Exercise aim –
Without copying any pictures, restate exactly the lines from the start of the records through the line containing "0.0815, 0.0795, 0.0768]".

Extracted data –
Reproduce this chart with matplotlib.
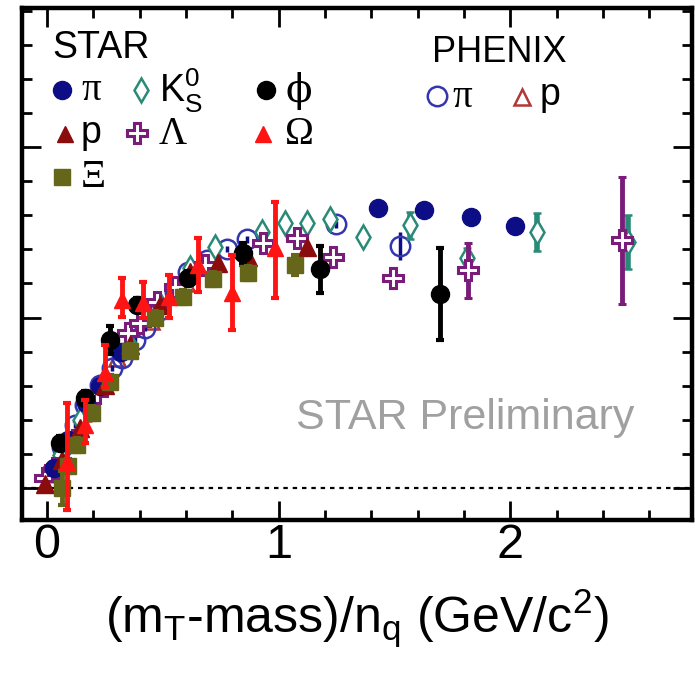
import numpy as np
import matplotlib
matplotlib.use("Agg")
import matplotlib.pyplot as plt

plt.rcParams["font.family"] = ["Liberation Sans", "DejaVu Sans"]
plt.rcParams["mathtext.fontset"] = "custom"
plt.rcParams["mathtext.rm"] = "Liberation Sans"
plt.rcParams["mathtext.it"] = "Liberation Sans:italic"

# STAR pi (filled circles)
pi_x = [0.03, 0.09, 0.17, 0.23, 0.32, 1.429, 1.627, 1.830, 2.020]
pi_y = [0.006, 0.014, 0.025, 0.030, 0.040, 0.0821, 0.0815, 0.0795, 0.0768]

# STAR K0S (open diamonds)
k0s_x = [0.056, 0.142, 0.250, 0.358, 0.488, 0.617, 0.725, 0.928, 1.027, 1.122,
         1.221, 1.364, 1.567, 1.813, 2.115, 2.508]
k0s_y = [0.0097, 0.0199, 0.0317, 0.0419, 0.0537, 0.0645, 0.0707, 0.0751, 0.0777,
         0.0777, 0.0789, 0.0736, 0.0771, 0.0674, 0.0751, 0.0721]
k0s_err = [0.001, 0.001, 0.001, 0.001, 0.001, 0.001, 0.001, 0.001, 0.001,
           0.001, 0.001, 0.001, 0.004, 0.003, 0.0057, 0.008]

# STAR phi (filled black circles)
phi_x = [0.056, 0.164, 0.272, 0.388, 0.609, 0.846, 1.178, 1.696]
phi_y = [0.0132, 0.0264, 0.0434, 0.0537, 0.0616, 0.0689, 0.0642, 0.0569]
phi_err = [0.002, 0.002, 0.004, 0.002, 0.002, 0.003, 0.0069, 0.0135]

# STAR p (filled triangles)
p_x = [-0.009, 0.065, 0.142, 0.250, 0.358, 0.488, 0.617, 0.738, 0.868, 1.122]
p_y = [0.0012, 0.0082, 0.0176, 0.0302, 0.0419, 0.0537, 0.0633, 0.0660, 0.0677, 0.0707]

# STAR Lambda (open crosses)
lam_x = [-0.009, 0.035, 0.121, 0.216, 0.350, 0.401, 0.475, 0.552, 0.682, 0.932,
         1.079, 1.234, 1.493, 1.817, 2.482]
lam_y = [0.0029, 0.0059, 0.0141, 0.0279, 0.0455, 0.0484, 0.0545, 0.0589, 0.0654,
         0.0718, 0.0733, 0.0677, 0.0616, 0.0639, 0.0727]
lam_err = [0.001, 0.001, 0.001, 0.001, 0.001, 0.001, 0.001, 0.001, 0.001, 0.001,
           0.001, 0.001, 0.003, 0.0081, 0.0186]

# STAR Omega (filled triangles with error bars)
omg_x = [0.086, 0.164, 0.250, 0.324, 0.414, 0.527, 0.652, 0.798, 0.984]
omg_y = [0.0076, 0.0185, 0.0337, 0.0551, 0.0543, 0.0560, 0.0654, 0.0572, 0.0704]
omg_lo = [0.0141, 0.0053, 0.0041, 0.0050, 0.0044, 0.0062, 0.0079, 0.0109, 0.0147]
omg_hi = [0.0173, 0.0073, 0.0082, 0.0065, 0.0062, 0.0065, 0.0079, 0.0111, 0.0135]

# STAR Xi (filled squares)
xi_x = [0.065, 0.091, 0.129, 0.194, 0.272, 0.358, 0.466, 0.587, 0.716, 0.868, 1.070]
xi_y = [0.0000, 0.0065, 0.0126, 0.0220, 0.0311, 0.0402, 0.0499, 0.0560, 0.0613,
        0.0630, 0.0654]
xi_err = [0.005, 0.002, 0.002, 0.002, 0.002, 0.002, 0.002, 0.002, 0.002, 0.002, 0.003]

# PHENIX pi (open circles)
ppi_x = [0.022, 0.065, 0.121, 0.164, 0.229, 0.281, 0.324, 0.380, 0.423, 0.488,
         0.552, 0.609, 0.691, 0.777, 0.863, 1.247, 1.524]
ppi_y = [0.0047, 0.0120, 0.0185, 0.0243, 0.0302, 0.0352, 0.0381, 0.0434, 0.0469,
         0.0522, 0.0575, 0.0633, 0.0669, 0.0701, 0.0730, 0.0774, 0.0710]
ppi_err = [0.001] * 16 + [0.004]

# PHENIX p (open triangles)
pp_x = [0.15, 0.30, 0.45, 0.60]
pp_y = [0.022, 0.038, 0.049, 0.060]

c_pi = "#0d0d85"
c_k0s = "#2a8a78"
c_phi = "black"
c_p = "#8a0c0c"
c_lam = "#7a1c7a"
c_omg = "#ff1414"
c_xi = "#66661a"
c_ppi = "#3535b0"
c_pp = "#b03838"

fig = plt.figure(figsize=(6.95, 6.75), dpi=100)
ax = fig.add_axes([22 / 695, 1 - 520 / 675, 670 / 695, 512 / 675])

ax.axhline(0, color="black", lw=1.6, ls=(0, (2, 2.2)), zorder=1)

ax.plot(pp_x, pp_y, ls="none", marker="^", ms=12, mfc="none", mec=c_pp, mew=1.8, zorder=2)
ax.errorbar(ppi_x, ppi_y, yerr=ppi_err, fmt="o", ms=14, mfc="none", mec=c_ppi, mew=1.8,
            ecolor=c_pi, elinewidth=2.5, capsize=0, zorder=3)
ax.errorbar(k0s_x, k0s_y, yerr=k0s_err, fmt="d", ms=12, mfc="white", mec=c_k0s, mew=1.8,
            ecolor=c_k0s, elinewidth=4, capsize=3, capthick=3, zorder=4)
ax.errorbar(lam_x, lam_y, yerr=lam_err, fmt="P", ms=15, mfc="white", mec=c_lam, mew=2.2,
            ecolor=c_lam, elinewidth=3.5, capsize=3, capthick=3, zorder=5)
ax.plot(pi_x, pi_y, ls="none", marker="o", ms=13, color=c_pi, zorder=6)
ax.plot(p_x, p_y, ls="none", marker="^", ms=13, color=c_p, zorder=6)
ax.errorbar(phi_x, phi_y, yerr=phi_err, fmt="o", ms=13, color=c_phi,
            elinewidth=3.5, capsize=3, capthick=3, zorder=7)
ax.errorbar(xi_x, xi_y, yerr=xi_err, fmt="s", ms=12, color=c_xi,
            elinewidth=3.5, capsize=3, capthick=3, zorder=8)
ax.errorbar(omg_x, omg_y, yerr=[omg_lo, omg_hi], fmt="^", ms=12, color=c_omg,
            elinewidth=3.5, capsize=3, capthick=3, zorder=9)

ax.set_xlim(-0.108, 2.784)
ax.set_ylim(-0.0094, 0.1408)
ax.set_xticks([0, 1, 2])
ax.set_xticks(np.arange(0, 2.8, 0.2), minor=True)
ax.set_yticks(np.arange(0, 0.15, 0.05))
ax.set_yticks(np.arange(0, 0.141, 0.01), minor=True)
ax.tick_params(which="both", direction="in", top=True, right=True, labelleft=False)
ax.tick_params(which="major", length=14, width=2)
ax.tick_params(which="minor", length=7, width=2)
ax.tick_params(axis="x", labelsize=35, pad=2)
for s in ax.spines.values():
    s.set_linewidth(3.2)

ax.set_xlabel(r"(m$_\mathrm{T}$-mass)/n$_\mathrm{q}$ (GeV/c$^\mathrm{2}$)", fontsize=36, labelpad=14)

# legend blocks
tr = ax.transAxes
serif = ["Liberation Serif", "DejaVu Serif"]
ax.text(0.045, 0.922, "STAR", transform=tr, fontsize=27, va="center")
ax.plot(0.060, 0.840, transform=tr, marker="o", ms=13, color=c_pi, clip_on=False)
ax.text(0.088, 0.838, "π", transform=tr, fontsize=28, va="center", family=serif)
ax.plot(0.178, 0.840, transform=tr, marker="d", ms=12, mfc="white", mec=c_k0s, mew=1.8)
ax.text(0.204, 0.838, r"K$_\mathrm{S}^\mathrm{0}$", transform=tr, fontsize=27, va="center")
ax.plot(0.364, 0.840, transform=tr, marker="o", ms=13, color=c_phi)
ax.text(0.394, 0.838, "ϕ", transform=tr, fontsize=28, va="center",
        family=["DejaVu Serif", "Liberation Serif"])
ax.plot(0.064, 0.753, transform=tr, marker="^", ms=12, color=c_p)
ax.text(0.088, 0.756, "p", transform=tr, fontsize=27, va="center")
ax.plot(0.172, 0.756, transform=tr, marker="P", ms=14, mfc="white", mec=c_lam, mew=2.2)
ax.text(0.204, 0.752, "Λ", transform=tr, fontsize=28, va="center", family=serif)
ax.plot(0.360, 0.753, transform=tr, marker="^", ms=12, color=c_omg)
ax.text(0.392, 0.752, "Ω", transform=tr, fontsize=28, va="center", family=serif)
ax.plot(0.060, 0.670, transform=tr, marker="s", ms=12, color=c_xi)
ax.text(0.088, 0.668, "Ξ", transform=tr, fontsize=28, va="center", family=serif)

ax.text(0.612, 0.914, "PHENIX", transform=tr, fontsize=26, va="center")
ax.plot(0.619, 0.828, transform=tr, marker="o", ms=14, mfc="none", mec=c_ppi, mew=1.8)
ax.text(0.643, 0.826, "π", transform=tr, fontsize=28, va="center", family=serif)
ax.plot(0.746, 0.826, transform=tr, marker="^", ms=12, mfc="none", mec=c_pp, mew=1.8)
ax.text(0.772, 0.830, "p", transform=tr, fontsize=27, va="center")

ax.text(0.661, 0.199, "STAR Preliminary", transform=tr, fontsize=31, color="#a0a0a0",
        ha="center", va="center")

fig.savefig("out.png", dpi=100)
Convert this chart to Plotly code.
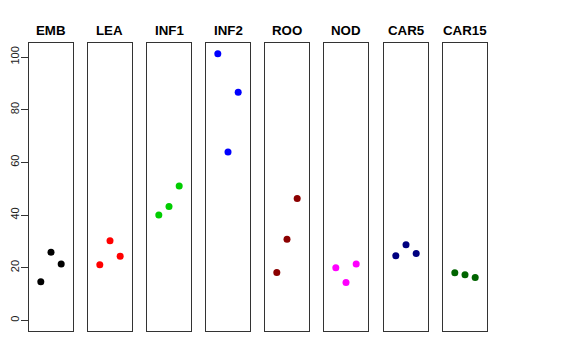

Result of the task –
Reproduce this chart with matplotlib.
import numpy as np
import matplotlib
matplotlib.use("Agg")
import matplotlib.pyplot as plt

plt.rcParams["font.family"] = ["Liberation Sans", "DejaVu Sans"]
plt.rcParams["mathtext.fontset"] = "custom"
plt.rcParams["mathtext.rm"] = "Liberation Sans"
plt.rcParams["mathtext.it"] = "Liberation Sans:italic"

# STAR pi (filled circles)
pi_x = [0.03, 0.09, 0.17, 0.23, 0.32, 1.429, 1.627, 1.830, 2.020]
pi_y = [0.006, 0.014, 0.025, 0.030, 0.040, 0.0821, 0.0815, 0.0795, 0.0768]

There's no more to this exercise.